Welcome to your 40s: here’s your ice pack.
Every time my husband wakes me up to tell me I’m snoring we end up having sex. I’m beginning to question whether or not I snore.
Me: Listen, I brush and I floss!! You won’t find anything!!
Cop: It’s not that kind of cavity search, ma’am.
[yard sale]
Cop: We’re here to question you about your neighbor’s missing…is that a gun? We’re going to have to take that.Me: *pulls out sack* Ok but you have to take the lamp with blood on it too. No haggling.
FYI: By the end of the Twelve Days of Christmas song, your home is crammed with 23 flying Birds and 50 hyperactive Humans.
What do you mean I overthink things (as I wonder if I hurt my dog’s feelings by liking cat videos on Instagram)?
“Half a league, half a league, half a league onward,” though obscure has a better ring to it than 2640 yards, 2640 yards, 2640 yards onward.

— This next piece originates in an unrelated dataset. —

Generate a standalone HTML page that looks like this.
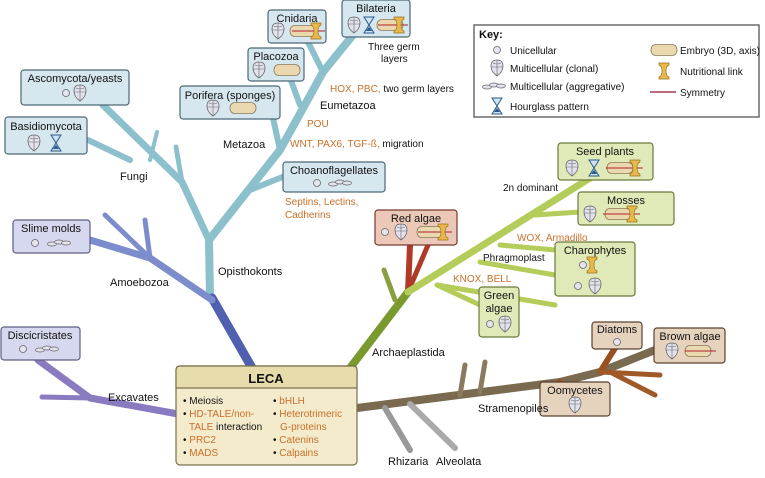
<!DOCTYPE html>
<html><head><meta charset="utf-8"><style>
body{margin:0;background:#fff;}
svg{display:block;font-family:"Liberation Sans",sans-serif;}
.t{font-size:11px;fill:#111;}
.o{font-size:10px;fill:#c8702a;}
.k{font-size:10px;fill:#111;}
.bl{fill:#d6e7ef;stroke:#4d6876;stroke-width:1.2;}
.pu{fill:#d6d8ef;stroke:#5d5f80;stroke-width:1.2;}
.rd{fill:#ecc8b8;stroke:#7a3a30;stroke-width:1.2;}
.gr{fill:#e0e9b8;stroke:#6a7a3a;stroke-width:1.2;}
.br{fill:#e6d3be;stroke:#5a4030;stroke-width:1.2;}
.br2{fill:none;stroke-linecap:round;stroke-linejoin:round;}
</style></head><body>
<svg width="765" height="478" viewBox="0 0 765 478">
<defs>
<g id="uni"><circle r="3.5" fill="#e4e4ee" stroke="#666" stroke-width="0.8"/></g>
<g id="clo"><path d="M-6,-2 Q-6,-8 0,-8 Q6,-8 6,-2 Q6,4 0,8 Q-6,4 -6,-2Z" fill="#e2e2ee" stroke="#666" stroke-width="0.8"/><path d="M0,-8 V8 M-6,-1 H6 M-4,-5 Q0,-3 4,-5" fill="none" stroke="#666" stroke-width="0.6"/></g>
<g id="agg"><ellipse cx="-7" cy="1" rx="4.5" ry="2" fill="#e2e2ee" stroke="#666" stroke-width="0.7"/><ellipse cx="0" cy="-1" rx="4.5" ry="2" fill="#e2e2ee" stroke="#666" stroke-width="0.7"/><ellipse cx="7" cy="0" rx="4.5" ry="2" fill="#e2e2ee" stroke="#666" stroke-width="0.7"/></g>
<g id="hg"><path d="M-5,-8 H5 L0,0 L5,8 H-5 L0,0Z" fill="#cfe3f2" stroke="#2a5a8a" stroke-width="1"/><path d="M-3,6 H3 L0,2Z" fill="#2a5a8a"/></g>
<g id="emb"><rect x="-13" y="-5.5" width="26" height="11" rx="5" fill="#ead8ae" stroke="#8a7a5a" stroke-width="0.8"/></g>
<g id="nut"><path d="M-5,-8 H5 V-6 Q2,-5 2,0 Q2,5 5,6 V8 H-5 V6 Q-2,5 -2,0 Q-2,-5 -5,-6Z" fill="#e8b84a" stroke="#9a7020" stroke-width="0.7"/></g>
</defs>

<g class="br2" stroke="#8cc0cc">
<path d="M210,298 L209,240 L280,150 L323,72 L357,30" stroke-width="8"/>
<path d="M323,72 L308,42" stroke-width="6"/>
<path d="M300,105 L290,78" stroke-width="6"/>
<path d="M280,150 L273,118" stroke-width="6"/>
<path d="M250,190 L285,176" stroke-width="6"/>
<path d="M209,240 L182,182 L103,105" stroke-width="7"/>
<path d="M182,182 L176,147" stroke-width="5"/>
<path d="M150,160 L157,132" stroke-width="4"/>
<path d="M130,160 L88,140" stroke-width="6"/>
</g>
<path d="M252,368 L212,298" stroke="#5060b0" stroke-width="9" fill="none" stroke-linecap="round"/>
<g class="br2" stroke="#7c8ccc">
<path d="M212,300 L150,258 L90,240" stroke-width="7"/>
<path d="M150,258 L145,220" stroke-width="5"/>
<path d="M150,258 L105,215" stroke-width="5"/>
</g>
<g class="br2" stroke="#8a7ac0">
<path d="M178,414 L90,398 L38,360" stroke-width="7"/>
<path d="M90,398 L42,397" stroke-width="5"/>
</g>
<g class="br2">
<path d="M350,368 L408,292" stroke="#7a9a30" stroke-width="8"/>
<path d="M395,300 L384,270" stroke="#8aa040" stroke-width="5"/>
<path d="M408,292 L410,245" stroke="#b03a2a" stroke-width="6"/>
<path d="M408,292 L428,245" stroke="#b03a2a" stroke-width="5"/>
<path d="M408,292 L590,178" stroke="#b4cc5a" stroke-width="7"/>
<path d="M437,285 L480,305 M437,285 L555,305" stroke="#b4cc5a" stroke-width="5"/>
<path d="M500,245 L555,250 M480,262 L555,275" stroke="#b4cc5a" stroke-width="5"/>
<path d="M535,215 L580,212" stroke="#b4cc5a" stroke-width="5"/>
</g>
<g class="br2">
<path d="M357,408 L560,382 L600,372 L655,350" stroke="#7a6a50" stroke-width="8"/>
<path d="M600,372 L617,345" stroke="#9a5020" stroke-width="6"/>
<path d="M600,372 L660,375 M610,372 L655,395" stroke="#a05a28" stroke-width="5"/>
<path d="M560,382 L565,388" stroke="#9a5020" stroke-width="6"/>
<path d="M460,395 L465,365 M480,392 L485,362" stroke="#8a7a60" stroke-width="5"/>
<path d="M385,408 L410,450" stroke="#999" stroke-width="6"/>
<path d="M410,404 L455,448" stroke="#aaa" stroke-width="6"/>
</g>

<g><rect class="bl" x="268" y="10" width="58" height="33" rx="3"/><text class="t" x="297" y="22" text-anchor="middle">Cnidaria</text><use href="#clo" x="278" y="31"/><use href="#emb" x="303" y="31"/><line x1="292" y1="31" x2="325" y2="31" stroke="#b02030"/><use href="#nut" x="316" y="31"/></g>
<g><rect class="bl" x="342" y="0" width="68" height="37" rx="3"/><text class="t" x="376" y="12" text-anchor="middle">Bilateria</text><use href="#clo" x="354" y="25"/><use href="#hg" x="369" y="25"/><use href="#emb" x="390" y="25"/><line x1="378" y1="25" x2="408" y2="25" stroke="#b02030"/><use href="#nut" x="399" y="25"/></g>
<g><rect class="bl" x="248" y="48" width="56" height="33" rx="3"/><text class="t" x="276" y="60" text-anchor="middle">Placozoa</text><use href="#clo" x="259" y="70"/><use href="#emb" x="287" y="70"/></g>
<g><rect class="bl" x="180" y="86" width="100" height="33" rx="3"/><text class="t" x="230" y="99" text-anchor="middle">Porifera (sponges)</text><use href="#clo" x="213" y="108"/><use href="#emb" x="243" y="108"/></g>
<g><rect class="bl" x="21" y="70" width="108" height="35" rx="3"/><text class="t" x="75" y="82" text-anchor="middle">Ascomycota/yeasts</text><use href="#uni" x="66" y="93"/><use href="#clo" x="80" y="93"/></g>
<g><rect class="bl" x="5" y="117" width="82" height="37" rx="3"/><text class="t" x="46" y="130" text-anchor="middle">Basidiomycota</text><use href="#clo" x="34" y="143"/><use href="#hg" x="56" y="143"/></g>
<g><rect class="bl" x="283" y="162" width="102" height="30" rx="3"/><text class="t" x="334" y="174" text-anchor="middle">Choanoflagellates</text><use href="#uni" x="317" y="183"/><use href="#agg" x="340" y="183"/></g>
<g><rect class="pu" x="13" y="220" width="77" height="33" rx="3"/><text class="t" x="51" y="232" text-anchor="middle">Slime molds</text><use href="#uni" x="35" y="243"/><use href="#agg" x="59" y="243"/></g>
<g><rect class="pu" x="1" y="327" width="79" height="33" rx="3"/><text class="t" x="40" y="339" text-anchor="middle">Discicristates</text><use href="#uni" x="23" y="349"/><use href="#agg" x="47" y="349"/></g>
<g><rect class="rd" x="375" y="210" width="82" height="35" rx="3"/><text class="t" x="416" y="222" text-anchor="middle">Red algae</text><use href="#uni" x="385" y="232"/><use href="#clo" x="401" y="232"/><use href="#emb" x="430" y="232"/><line x1="418" y1="232" x2="452" y2="232" stroke="#b02030"/><use href="#nut" x="443" y="232"/></g>
<g><rect class="gr" x="558" y="143" width="95" height="37" rx="3"/><text class="t" x="605" y="155" text-anchor="middle">Seed plants</text><use href="#clo" x="572" y="168"/><use href="#hg" x="594" y="168"/><use href="#emb" x="620" y="168"/><line x1="606" y1="168" x2="643" y2="168" stroke="#b02030"/><use href="#nut" x="635" y="168"/></g>
<g><rect class="gr" x="578" y="192" width="96" height="33" rx="3"/><text class="t" x="626" y="204" text-anchor="middle">Mosses</text><use href="#clo" x="590" y="214"/><use href="#emb" x="618" y="214"/><line x1="603" y1="214" x2="640" y2="214" stroke="#b02030"/><use href="#nut" x="632" y="214"/></g>
<g><rect class="gr" x="555" y="242" width="80" height="54" rx="3"/><text class="t" x="595" y="254" text-anchor="middle">Charophytes</text><use href="#uni" x="583" y="265"/><use href="#nut" x="592" y="265"/><use href="#uni" x="578" y="286"/><use href="#clo" x="595" y="286"/></g>
<g><rect class="gr" x="479" y="287" width="40" height="50" rx="3"/><text class="t" x="499" y="299" text-anchor="middle">Green</text><text class="t" x="499" y="312" text-anchor="middle">algae</text><use href="#uni" x="490" y="324"/><use href="#clo" x="505" y="324"/></g>
<g><rect class="br" x="592" y="322" width="50" height="27" rx="3"/><text class="t" x="617" y="333" text-anchor="middle">Diatoms</text><use href="#uni" x="617" y="342"/></g>
<g><rect class="br" x="654" y="328" width="71" height="35" rx="3"/><text class="t" x="690" y="340" text-anchor="middle">Brown algae</text><use href="#clo" x="672" y="351"/><use href="#emb" x="698" y="351"/><line x1="685" y1="351" x2="716" y2="351" stroke="#b02030"/></g>
<g><rect class="br" x="540" y="382" width="70" height="34" rx="3"/><text class="t" x="575" y="394" text-anchor="middle">Oomycetes</text><use href="#clo" x="575" y="405"/></g>

<g>
<rect x="176" y="366" width="181" height="99" rx="4" fill="#f4ebcc" stroke="#7a7050" stroke-width="1.2"/>
<path d="M180,366 H353 Q357,366 357,370 V388 H176 V370 Q176,366 180,366Z" fill="#e7dcab" stroke="#7a7050" stroke-width="1.2"/>
<text x="266" y="383" text-anchor="middle" style="font-size:13px;font-weight:bold;fill:#111">LECA</text>
<text class="k" x="183" y="404">• Meiosis</text>
<text class="o" x="183" y="417"><tspan fill="#111">• </tspan>HD-TALE/non-</text>
<text class="o" x="189" y="430">TALE <tspan fill="#111">interaction</tspan></text>
<text class="o" x="183" y="443"><tspan fill="#111">• </tspan>PRC2</text>
<text class="o" x="183" y="456"><tspan fill="#111">• </tspan>MADS</text>
<text class="o" x="273" y="404"><tspan fill="#111">• </tspan>bHLH</text>
<text class="o" x="273" y="417"><tspan fill="#111">• </tspan>Heterotrimeric</text>
<text class="o" x="280" y="430">G-proteins</text>
<text class="o" x="273" y="443"><tspan fill="#111">• </tspan>Catenins</text>
<text class="o" x="273" y="456"><tspan fill="#111">• </tspan>Calpains</text>
</g>

<g>
<text class="t" x="120" y="180">Fungi</text>
<text class="t" x="223" y="148">Metazoa</text>
<text class="t" x="320" y="109">Eumetazoa</text>
<text class="o" x="307" y="127">POU</text>
<text class="o" x="290" y="147">WNT, PAX6, TGF-ß, <tspan fill="#111">migration</tspan></text>
<text class="o" x="330" y="92">HOX, PBC, <tspan fill="#111">two germ layers</tspan></text>
<text class="k" x="368" y="50">Three germ</text>
<text class="k" x="381" y="62">layers</text>
<text class="o" x="285" y="205">Septins, Lectins,</text>
<text class="o" x="285" y="218">Cadherins</text>
<text class="t" x="218" y="275">Opisthokonts</text>
<text class="t" x="110" y="286">Amoebozoa</text>
<text class="t" x="108" y="401">Excavates</text>
<text class="t" x="372" y="356">Archaeplastida</text>
<text class="k" x="503" y="191">2n dominant</text>
<text class="o" x="517" y="241">WOX, Armadillo</text>
<text class="k" x="483" y="261">Phragmoplast</text>
<text class="o" x="453" y="282">KNOX, BELL</text>
<text class="t" x="478" y="412">Stramenopiles</text>
<text class="t" x="388" y="465">Rhizaria</text>
<text class="t" x="436" y="465">Alveolata</text>
</g>

<g>
<rect x="474" y="25" width="285" height="92" fill="#fff" stroke="#555" stroke-width="1.3"/>
<text x="479" y="38" style="font-size:11px;font-weight:bold;fill:#111">Key:</text>
<use href="#uni" x="497" y="50"/><text class="k" x="510" y="54">Unicellular</text>
<use href="#clo" x="497" y="68"/><text class="k" x="510" y="72">Multicellular (clonal)</text>
<use href="#agg" x="494" y="86"/><text class="k" x="510" y="90">Multicellular (aggregative)</text>
<use href="#hg" x="497" y="106"/><text class="k" x="510" y="110">Hourglass pattern</text>
<use href="#emb" x="664" y="50"/><text class="k" x="680" y="54">Embryo (3D, axis)</text>
<use href="#nut" x="664" y="71"/><text class="k" x="680" y="75">Nutritional link</text>
<line x1="650" y1="92" x2="676" y2="92" stroke="#8a1530" stroke-width="1.2"/><text class="k" x="680" y="96">Symmetry</text>
</g>
</svg>
</body></html>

If you’re a guy and your profile picture has a photo clicked of yourself in front of a mirror,
OH GOD WHY?!?
Told my dealer I wanted a shitload of Coke but autocorrect changed it to shipload now I owe a Columbian cartel 18 million dollars
People who say “I hate to bother you” need to learn to hate it a little bit more.
Knuckle tats:
(M)(Y)(P)(A)(R)(E)(N)(T)(S)
(W)(E)(R)(E)(R)(E)(L)(A)(T)(E)(D)
me: what’s it even got to be scared of, it’s *wood*
her: I said it’s *petrified* wood
me: I know what the word means plz don’t talk down to me
What are some fun shapes kids would like to eat?
Perdue Chicken: Dinosaurs?
McCain Potatoes: Smiley faces?
Mondelez Candies: Other Kids!
Cashier: you’re 8 cents short
Me: it’s only 8 cents can you just let it slide
Cashier: no
Me: *slides cashier 20 dollars* what about now
In the same week I found my glasses and my car keys in the refrigerator. It’s a goddam wonder the government lets me live alone.
I just cleaned out the change at the bottom of my purse and now I have an extra $17,000.
My therapist says “being eaten by a bear” is not a “goal”.
*does hair and makeup*
*drives to the gym, takes selfie*
*leaves*
Me: I can’t come into work today. The vibe is off.
Boss: Holy shit take all the time you need
It’s raining men because the aliens are returning the abductees in the most compelling way possible.
Me: What do you call a tailor that only alters pants? A slacker.
Cop: Please exercise your right to remain silent.
CPR refresher class. We’re told, “If they’re not breathing, there’s no way you can make it worse.” Woman then trips; kicks dummy’s head off.
Told a girl she’s more attractive when she’s not wearing glasses and she said I’m also more attractive when she’s not wearing glasses.
There’s a bounce house at the bail bondsman’s office. There’s curiosity in my mind.
Mosquitoes be like “I know a spot” and then bite me in on that one part of my back I can’t reach
I hate it when I’m trying to take a selfie and somebody calls my camera.
Took my 8 year old to the Grand Canyon and people asked why I didn’t bring my toddler.
If you know my toddler, and you’ve been to the Grand Canyon you will have your answer.